↓↓↓

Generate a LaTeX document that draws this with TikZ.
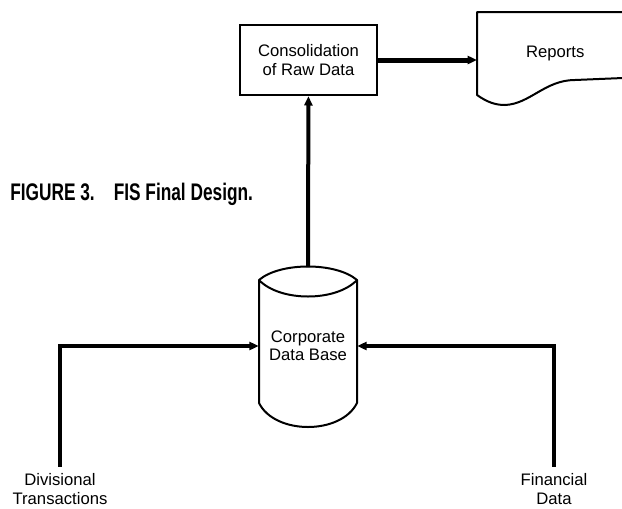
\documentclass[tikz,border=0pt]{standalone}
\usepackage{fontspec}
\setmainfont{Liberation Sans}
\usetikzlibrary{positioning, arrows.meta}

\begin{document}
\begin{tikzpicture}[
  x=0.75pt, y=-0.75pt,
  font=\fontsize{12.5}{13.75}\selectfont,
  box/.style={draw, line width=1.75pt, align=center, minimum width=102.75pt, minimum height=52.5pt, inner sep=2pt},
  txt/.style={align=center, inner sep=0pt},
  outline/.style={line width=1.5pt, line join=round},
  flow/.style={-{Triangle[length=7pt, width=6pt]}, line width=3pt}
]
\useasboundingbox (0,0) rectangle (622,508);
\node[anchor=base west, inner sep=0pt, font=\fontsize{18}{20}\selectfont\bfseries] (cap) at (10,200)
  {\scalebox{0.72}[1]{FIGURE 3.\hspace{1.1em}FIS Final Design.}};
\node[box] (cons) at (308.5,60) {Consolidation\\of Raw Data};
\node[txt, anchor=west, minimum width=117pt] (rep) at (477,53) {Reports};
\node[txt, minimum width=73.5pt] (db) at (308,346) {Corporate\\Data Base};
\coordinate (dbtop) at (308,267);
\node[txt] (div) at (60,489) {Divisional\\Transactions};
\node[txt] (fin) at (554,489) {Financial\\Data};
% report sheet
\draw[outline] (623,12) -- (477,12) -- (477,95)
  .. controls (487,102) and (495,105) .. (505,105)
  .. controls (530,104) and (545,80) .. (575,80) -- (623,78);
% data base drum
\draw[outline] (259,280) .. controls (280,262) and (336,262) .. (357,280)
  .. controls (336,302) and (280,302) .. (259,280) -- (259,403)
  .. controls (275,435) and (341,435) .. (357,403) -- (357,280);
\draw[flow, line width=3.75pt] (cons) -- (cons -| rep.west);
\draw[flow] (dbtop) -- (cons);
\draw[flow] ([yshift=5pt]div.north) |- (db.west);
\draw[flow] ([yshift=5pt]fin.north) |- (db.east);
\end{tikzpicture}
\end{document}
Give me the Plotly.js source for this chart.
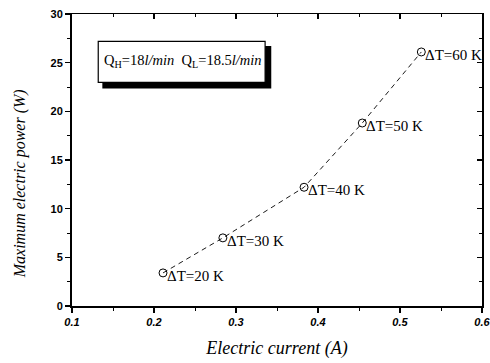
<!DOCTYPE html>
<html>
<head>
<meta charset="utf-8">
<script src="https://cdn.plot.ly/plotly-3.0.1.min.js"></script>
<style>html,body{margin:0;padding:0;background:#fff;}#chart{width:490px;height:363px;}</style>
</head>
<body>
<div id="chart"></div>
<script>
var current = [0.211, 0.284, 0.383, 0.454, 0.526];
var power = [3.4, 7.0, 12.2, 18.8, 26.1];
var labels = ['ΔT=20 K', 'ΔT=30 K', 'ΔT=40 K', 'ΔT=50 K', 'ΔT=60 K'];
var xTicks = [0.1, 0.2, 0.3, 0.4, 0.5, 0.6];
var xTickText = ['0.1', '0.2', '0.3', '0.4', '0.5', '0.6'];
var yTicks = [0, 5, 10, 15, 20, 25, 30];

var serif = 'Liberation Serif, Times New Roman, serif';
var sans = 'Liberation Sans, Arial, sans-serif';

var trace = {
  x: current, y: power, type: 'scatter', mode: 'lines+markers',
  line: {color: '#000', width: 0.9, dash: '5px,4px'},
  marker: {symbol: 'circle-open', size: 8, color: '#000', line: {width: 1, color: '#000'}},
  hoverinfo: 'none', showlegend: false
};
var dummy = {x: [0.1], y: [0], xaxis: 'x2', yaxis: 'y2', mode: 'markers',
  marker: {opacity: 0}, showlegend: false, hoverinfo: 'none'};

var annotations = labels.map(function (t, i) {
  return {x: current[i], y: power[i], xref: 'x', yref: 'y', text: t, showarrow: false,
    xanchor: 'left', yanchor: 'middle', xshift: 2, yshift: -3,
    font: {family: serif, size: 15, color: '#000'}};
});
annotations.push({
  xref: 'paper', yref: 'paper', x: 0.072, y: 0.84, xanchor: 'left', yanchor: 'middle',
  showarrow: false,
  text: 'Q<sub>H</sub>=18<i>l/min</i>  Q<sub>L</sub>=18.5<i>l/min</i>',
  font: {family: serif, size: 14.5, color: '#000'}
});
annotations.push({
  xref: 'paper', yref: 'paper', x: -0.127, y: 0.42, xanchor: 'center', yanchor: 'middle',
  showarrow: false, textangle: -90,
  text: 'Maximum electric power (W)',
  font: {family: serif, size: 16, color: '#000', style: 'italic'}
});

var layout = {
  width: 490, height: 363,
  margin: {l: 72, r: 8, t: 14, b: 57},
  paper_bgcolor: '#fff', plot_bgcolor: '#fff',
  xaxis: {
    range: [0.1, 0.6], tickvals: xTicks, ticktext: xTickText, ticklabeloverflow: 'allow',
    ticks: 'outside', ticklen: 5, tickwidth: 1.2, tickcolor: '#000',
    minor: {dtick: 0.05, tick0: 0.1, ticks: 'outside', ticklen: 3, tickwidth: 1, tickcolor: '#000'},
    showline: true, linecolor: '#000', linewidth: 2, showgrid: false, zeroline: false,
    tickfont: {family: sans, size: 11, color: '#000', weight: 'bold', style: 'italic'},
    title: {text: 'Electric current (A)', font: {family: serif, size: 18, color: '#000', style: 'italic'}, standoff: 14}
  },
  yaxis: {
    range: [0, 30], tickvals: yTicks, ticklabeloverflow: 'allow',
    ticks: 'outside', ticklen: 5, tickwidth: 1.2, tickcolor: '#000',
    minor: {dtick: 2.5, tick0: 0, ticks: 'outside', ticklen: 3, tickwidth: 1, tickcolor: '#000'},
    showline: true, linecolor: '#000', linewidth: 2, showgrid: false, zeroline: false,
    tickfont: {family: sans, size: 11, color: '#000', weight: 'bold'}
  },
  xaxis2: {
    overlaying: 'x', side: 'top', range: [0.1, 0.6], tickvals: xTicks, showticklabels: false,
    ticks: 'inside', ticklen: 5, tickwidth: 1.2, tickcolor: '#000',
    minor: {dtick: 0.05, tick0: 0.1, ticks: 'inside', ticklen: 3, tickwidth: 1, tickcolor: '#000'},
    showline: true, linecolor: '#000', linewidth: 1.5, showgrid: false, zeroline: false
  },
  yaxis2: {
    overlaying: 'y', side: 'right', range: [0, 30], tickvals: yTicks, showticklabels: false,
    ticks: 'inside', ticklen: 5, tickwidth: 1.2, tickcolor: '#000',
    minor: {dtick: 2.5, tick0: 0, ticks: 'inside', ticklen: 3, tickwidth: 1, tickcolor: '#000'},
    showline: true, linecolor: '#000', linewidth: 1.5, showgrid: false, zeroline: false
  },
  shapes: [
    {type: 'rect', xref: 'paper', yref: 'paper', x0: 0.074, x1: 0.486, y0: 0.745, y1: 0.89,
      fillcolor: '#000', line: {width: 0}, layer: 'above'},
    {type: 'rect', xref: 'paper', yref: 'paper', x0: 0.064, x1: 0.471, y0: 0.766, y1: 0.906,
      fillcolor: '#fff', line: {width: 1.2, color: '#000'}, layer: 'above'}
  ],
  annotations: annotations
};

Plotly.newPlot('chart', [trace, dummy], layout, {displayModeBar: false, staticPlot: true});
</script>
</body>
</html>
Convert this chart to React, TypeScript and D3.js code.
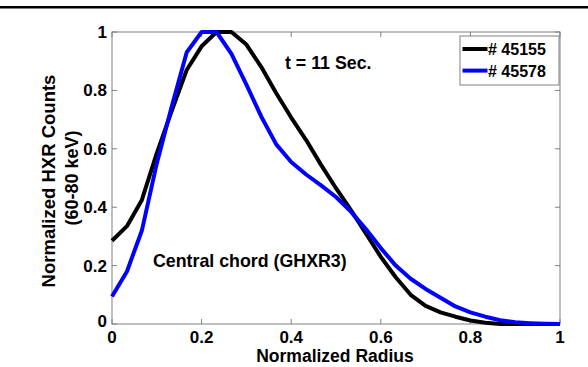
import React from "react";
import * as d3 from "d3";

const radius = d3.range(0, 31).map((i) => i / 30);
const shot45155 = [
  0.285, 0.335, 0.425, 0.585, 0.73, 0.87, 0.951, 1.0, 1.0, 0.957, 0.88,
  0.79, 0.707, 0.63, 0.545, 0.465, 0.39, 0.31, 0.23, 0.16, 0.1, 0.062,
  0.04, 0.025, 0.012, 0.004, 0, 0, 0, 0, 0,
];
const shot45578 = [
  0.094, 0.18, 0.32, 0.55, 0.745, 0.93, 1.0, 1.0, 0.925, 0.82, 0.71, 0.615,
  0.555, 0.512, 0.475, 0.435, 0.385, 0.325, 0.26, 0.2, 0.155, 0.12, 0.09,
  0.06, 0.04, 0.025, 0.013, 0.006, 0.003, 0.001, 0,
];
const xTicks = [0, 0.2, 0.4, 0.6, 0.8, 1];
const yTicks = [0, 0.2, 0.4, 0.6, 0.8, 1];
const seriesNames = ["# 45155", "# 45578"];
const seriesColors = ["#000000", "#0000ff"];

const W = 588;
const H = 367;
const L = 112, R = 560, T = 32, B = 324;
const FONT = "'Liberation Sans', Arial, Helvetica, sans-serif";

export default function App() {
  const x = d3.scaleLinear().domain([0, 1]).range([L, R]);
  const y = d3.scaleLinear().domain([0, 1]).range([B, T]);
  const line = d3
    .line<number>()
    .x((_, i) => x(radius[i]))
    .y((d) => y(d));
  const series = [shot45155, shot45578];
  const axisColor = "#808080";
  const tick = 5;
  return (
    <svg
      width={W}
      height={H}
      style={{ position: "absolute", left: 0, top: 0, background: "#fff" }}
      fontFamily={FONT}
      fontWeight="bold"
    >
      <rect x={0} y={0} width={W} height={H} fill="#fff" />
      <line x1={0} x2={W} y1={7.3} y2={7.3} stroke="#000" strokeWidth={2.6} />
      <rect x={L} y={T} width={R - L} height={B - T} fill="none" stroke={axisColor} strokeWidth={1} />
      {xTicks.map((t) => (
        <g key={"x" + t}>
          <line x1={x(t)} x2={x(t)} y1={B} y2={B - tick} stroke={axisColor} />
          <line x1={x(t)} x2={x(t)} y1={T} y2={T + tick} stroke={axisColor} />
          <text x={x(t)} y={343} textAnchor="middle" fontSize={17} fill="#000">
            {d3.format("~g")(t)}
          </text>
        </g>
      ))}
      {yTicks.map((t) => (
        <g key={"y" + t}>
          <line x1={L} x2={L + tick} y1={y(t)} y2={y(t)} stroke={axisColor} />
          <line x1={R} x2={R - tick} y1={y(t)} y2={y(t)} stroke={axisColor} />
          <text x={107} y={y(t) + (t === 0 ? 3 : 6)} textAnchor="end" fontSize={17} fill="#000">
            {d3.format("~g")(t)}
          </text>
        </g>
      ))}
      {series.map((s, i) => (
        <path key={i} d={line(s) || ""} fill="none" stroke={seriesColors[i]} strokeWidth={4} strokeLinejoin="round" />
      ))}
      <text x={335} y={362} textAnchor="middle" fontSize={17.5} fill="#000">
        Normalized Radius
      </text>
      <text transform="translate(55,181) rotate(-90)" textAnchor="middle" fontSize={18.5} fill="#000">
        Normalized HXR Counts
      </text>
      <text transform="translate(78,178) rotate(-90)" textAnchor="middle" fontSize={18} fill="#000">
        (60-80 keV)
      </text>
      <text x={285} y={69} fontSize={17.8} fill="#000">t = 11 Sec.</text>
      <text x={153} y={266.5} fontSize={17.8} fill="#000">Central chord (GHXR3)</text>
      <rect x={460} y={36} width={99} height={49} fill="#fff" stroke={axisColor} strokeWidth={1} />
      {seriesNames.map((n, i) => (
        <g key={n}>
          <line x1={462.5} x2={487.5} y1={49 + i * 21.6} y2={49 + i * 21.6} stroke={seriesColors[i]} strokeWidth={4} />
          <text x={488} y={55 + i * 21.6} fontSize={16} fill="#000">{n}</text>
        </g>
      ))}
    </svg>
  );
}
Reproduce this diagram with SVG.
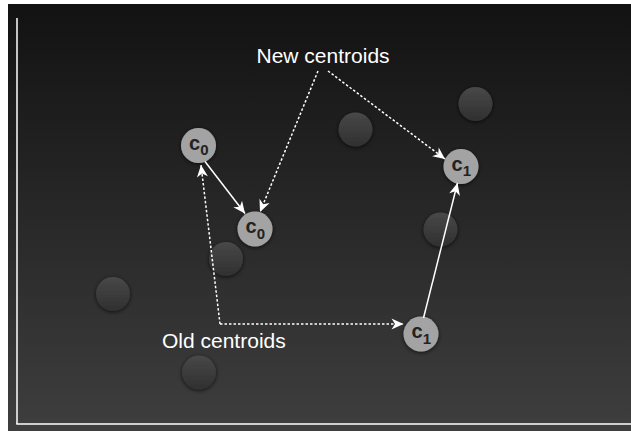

↑↑↑

§ Given request: Using the entries above, reproduce word for word only the lines from the one that contains "Convert this chart" to the one that contains "import * as", both ends included, and drop every picture.

§ Reply to the task:
Convert this chart to React, TypeScript and D3.js code.
import React from "react";
import * as d3 from "d3";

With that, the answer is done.